There would be one block for the camera lens, one for the battery, one for storage and so on. Those blocks would plug into the base, and the blocks, base and screen would be secured together with two screws.
I wanted to have a phone where I could keep the good parts and replace the bad ones.
From their about page:
Phonebloks is a vision for a phone worth keeping. We want a modular phone that can reduce waste, is built on an open platform and made for the entire world. We are keen on finding the right partners and people to build this phone. We set up an online platform where you can share your thoughts, ideas and feedback. We believe that together we can make the best phone in the world.
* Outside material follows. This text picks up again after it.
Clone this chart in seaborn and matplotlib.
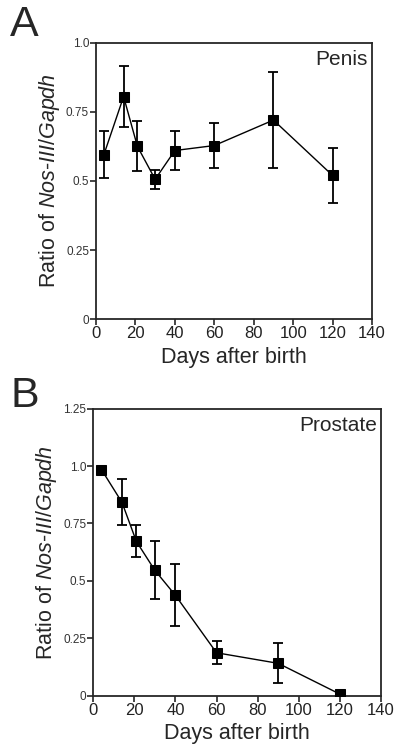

The hardware design is not only adjustable to your specific wants and needs but it’s also open source so you can tinker away all you like. Small and big companies can develop and sell their blocks. If you’re by any chance not a big fan of customization then you can just buy it pre-assembled.
One YouTube user said the following: the Phoneblok (if it gets to the production phase) is going to be the Minecraft of phones.
In explaining the functionality of his creation, Hakkens gives the example of subscribing to a hardware company that will keep you current with all the latest tech in the form of bloks. These will include cameras from the big shots such as Nikon and Canon or even a small startup company. It will all be up to the user — solar powered batteries, sensitive screen for blind people, lightweight for travellers. You choose.
What’s cool about this is that Motorola was the first to get into the movement and as we know they were bought by Google. Motorola kicked this project off as Project Ara:
The design for Project Ara consists of what we call an endoskeleton (endo) and modules. The endo is the structural frame that holds all the modules in place. A module can be anything, from a new application processor to a new display or keyboard, an extra battery, a pulse oximeter–or something not yet thought of!
We’ve been working on Project Ara for over a year. Recently, we met Dave Hakkens, the creator of Phonebloks. Turns out we share a common vision: to develop a phone platform that is modular, open, customizable, and made for the entire world. We’ve done deep technical work. Dave created a community. The power of open requires both. So we will be working on Project Ara in the open, engaging with the Phonebloks community throughout our development process, as well as asking questions to our Project Ara research scouts (volunteers interested in helping us learn about how people make choices). In a few months, we will also send an invitation to developers to start creating modules for the Ara platform (to spice it up a bit, there might be prizes!). We anticipate an alpha release of the Module Developer’s Kit (MDK) sometime this winter. – Source
“We want to do for hardware what the Android platform has done for software – create a vibrant, third-party developer ecosystem,” the firm wrote in a blog post. “To give you the power to decide what your phone does, how it looks, where and what it’s made of, how much it costs and how long you’ll keep it.”
The project will consist of what Motorola is calling an endoskeleton, the frame that will hold all the modules in place. “A module can be anything from a new application processor to a new display or keyboard, an extra battery, a pulse oximeter – or something not yet thought of,” the firm said.